Jul 23, 2018

Creating a Twitter Scraper in Elixir - Part 2

In Part 1 we created our basic project structure and added code to build the URLs to retrieve data from Twitter. In this post we’ll get started on actually doing the data retrieval.

I’d encourage you to follow along, but if you want to skip directly to the code, it’s available on GitHub at: https://github.com/riebeekn/elixir-twitter-scraper.

Getting started

If you followed along with part 1 just continue on with the code you created in part 1. If not and you’d rather jump right into part 2, you can use a clone of part 1 as a starting point.

Clone the Repo

If grabbing the code from GitHub instead of continuing along from part 1, the first step is to clone the repo.

Terminal
git clone -b part-01 https://github.com/riebeekn/elixir-twitter-scraper twitter_feed
cd twitter_feed

What we’re starting with

OK, you’ve either gotten the code from GitHub or are using the existing code you created in Part 1, let’s see where we’re starting from.

Terminal
iex -S mix

After iex loads we can run our get_tweets function that we created in part 1.

Terminal
TwitterFeed.get_tweets("someHandle")

As of now it just returns an :ok atom.

Let’s figure out how to retrieve some actual data.

Retrieving data

For now we’re going to concentrate on retrieving the first page of tweets for a particular user. If you recall, this involves going to the main Twitter page for the user; for now we won’t worry about making the JSON requests needed for grabbing subsequent pages of data. We’ll be using HTTPoison to retrieve our data, so let’s add the package to our project.

Add HTTPoison

Update the deps section of mix.exs to include HTTPoison.

/mix.exs
defp deps do
  [
    {:excoveralls, "~> 0.8", only: :test},
    {:httpoison, "~> 1.0"}
  ]
end

And now we need to update our dependencies:

Terminal
mix deps.get

Sweet, we’re good to go!

Retrieving the first page of Tweets

We’ll create a new module in our twitter_api directory for handling HTTP requests, we’ll call it http_client.

Terminal
touch lib/twitter_feed/twitter_api/http_client.ex
/lib/twitter_feed/twitter_api/http_client.ex
defmodule TwitterFeed.TwitterApi.HttpClient do
  @moduledoc false

  alias TwitterFeed.TwitterApi.UrlBuilder

  def get_home_page(handle) do
    UrlBuilder.build_html_url(handle)
    |> HTTPoison.get()
  end
end

Nothing complicated going on here, we’re using the UrlBuilder module we created earlier to build the appropriate URL, and then passing that off to HTTPoison.
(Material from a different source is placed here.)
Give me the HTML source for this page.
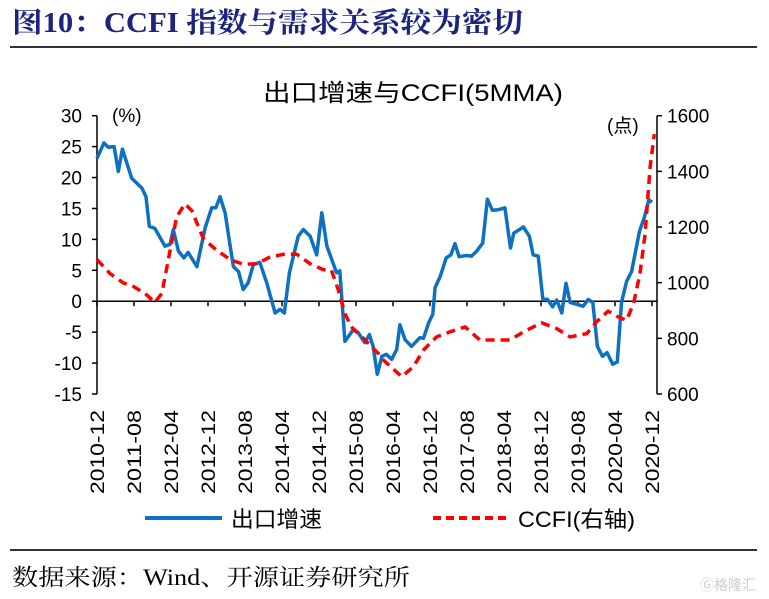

Let’s update scraper.ex to make use of our new module.

/lib/twitter_feed/scraper.ex
defmodule TwitterFeed.Scraper do
  @moduledoc false

  alias TwitterFeed.TwitterApi.HttpClient

  def scrape(handle, _start_after_tweet) do
    handle
    |> HttpClient.get_home_page()
  end
end

Notice we’ve removed the underscore from the handle parameter and we’re passing it into the HttpClient call that we’ve added.

Now restart iex (we need to restart it since we added a new dependency) and let’s see if we are retrieving data.

Terminal
iex -S mix
Terminal
TwitterFeed.get_tweets("lolagil")

If you look carefully at the response we get back, you’ll notice there are two pieces of information being returned to us:

  • An :ok atom.

  • A response structure that itself contains a number of elements.

    • A body section
    • A headers section
    • A request_url and status_code

With this in mind, let’s update our scraper code slightly.

/lib/twitter_feed/scraper.ex
defmodule TwitterFeed.Scraper do
  @moduledoc false

  alias TwitterFeed.TwitterApi.HttpClient

  def scrape(handle, _start_after_tweet) do
    case HttpClient.get_home_page(handle) do
      {:ok, %{status_code: 200, body: body}} ->
        body
      {:ok, %{status_code: 404}} ->
        return_404()
    end
  end

  defp return_404 do
    {:error, "404 error, that handle does not exist"}
  end
end

We’re using a case statement and some pattern matching to return the body on a 200 response, in the case of a 404 response we return an error.

Let’s recompile and run our function again in iex.

Terminal
recompile;TwitterFeed.get_tweets("lolagil")

We now have our body returning in the case where the handle is found:

And as expected we get an error back with an invalid handle:

Terminal
TwitterFeed.get_tweets("somehandlethatdoesnotexist")

What about testing?

Running things from iex is all well and good; it isn’t the way we want to build out our code going forward however. We want to be able to validate the functionality of our code via tests, not by typing things into the console.

We’re pretty much ok not testing the HttpClient module as it doesn’t really do anything other than call off into UrlBuilder and HTTPoison. The Scraper module however already has some logic in it and will continue to grow. So let’s create some tests for Scraper.

Terminal
touch test/twitter_feed/scraper_test.exs
/test/twitter_feed/scraper_test.exs
defmodule TwitterFeed.ScraperTest do
  use ExUnit.Case, async: true

  alias TwitterFeed.{ Scraper }

  test "scraping on non-existant handle will return 404" do
    {:error, reason} = Scraper.scrape(:non_existant_handle, 0)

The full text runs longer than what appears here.